Audrey Niffenegger

Her Fearful Symmetry

Copyright © 2009 by Audrey Niffenegger

For Jean Pateman,

with love.

She said, “I know what it’s like to be dead.

I know what it is to be sad.”

And she’s making me feel like I’ve never been born.

– THE BEATLES

Part One

* *

The End

ELSPETH DIED while Robert was standing in front of a vending machine watching tea shoot into a small plastic cup. Later he would remember walking down the hospital corridor with the cup of horrible tea in his hand, alone under the fluorescent lights, retracing his steps to the room where Elspeth lay surrounded by machines. She had turned her head towards the door and her eyes were open; at first Robert thought she was conscious.

In the seconds before she died, Elspeth remembered a day last spring when she and Robert had walked along a muddy path by the Thames in Kew Gardens. There was a smell of rotted leaves; it had been raining. Robert said, “We should have had kids,” and Elspeth replied, “Don’t be silly, sweet.” She said it out loud, in the hospital room, but Robert wasn’t there to hear.

Elspeth turned her face towards the door. She wanted to call out, Robert, but her throat was suddenly full. She felt as though her soul were attempting to climb out by way of her oesophagus. She tried to cough, to let it out, but she only gurgled. I’m drowning. Drowning in a bed…She felt intense pressure, and then she was floating; the pain was gone and she was looking down from the ceiling at her small wrecked body.

Robert stood in the doorway. The tea was scalding his hand, and he set it down on the nightstand by the bed. Dawn had begun to change the shadows in the room from charcoal to an indeterminate grey; otherwise everything seemed as it had been. He shut the door.

Robert took off his round wire-rimmed glasses and his shoes. He climbed into the bed, careful not to disturb Elspeth, and folded himself around her. For weeks she had burned with fever, but now her temperature was almost normal. He felt his skin warm slightly where it touched hers. She had passed into the realm of inanimate objects and was losing her own heat. Robert pressed his face into the back of Elspeth’s neck and breathed deeply.

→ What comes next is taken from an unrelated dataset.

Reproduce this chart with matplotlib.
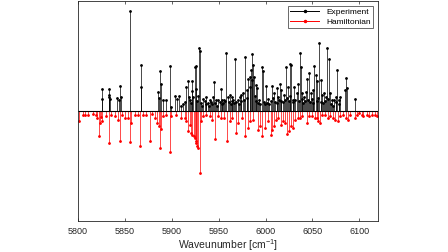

Elspeth watched him from the ceiling. How familiar he was to her, and how strange he seemed. She saw, but could not feel, his long hands pressed into her waist-everything about him was elongated, his face all jaw and large upper lip; he had a slightly beakish nose and deep-set eyes; his brown hair spilled over her pillow. His skin was pallorous from being too long in the hospital light. He looked so desolate, thin and enormous, spooned around her tiny slack body; Elspeth thought of a photograph she had seen long ago in National Geographic, a mother clutching a child dead from starvation. Robert’s white shirt was creased; there were holes in the big toes of his socks. All the regrets and guilts and longings of her life came over her. No, she thought. I won’t go. But she was already gone, and in a moment she was elsewhere, scattered nothingness.

The nurse found them half an hour later. She stood quietly, taking in the sight of the tall youngish man curled around the slight, dead, middle-aged woman. Then she went to fetch the orderlies.

Outside, London was waking up. Robert lay with his eyes closed, listening to the traffic on the high street, footsteps in the corridor. He knew that soon he would have to open his eyes, let go of Elspeth’s body, sit up, stand up, talk. Soon there would be the future, without Elspeth. He kept his eyes shut, breathed in her fading scent and waited.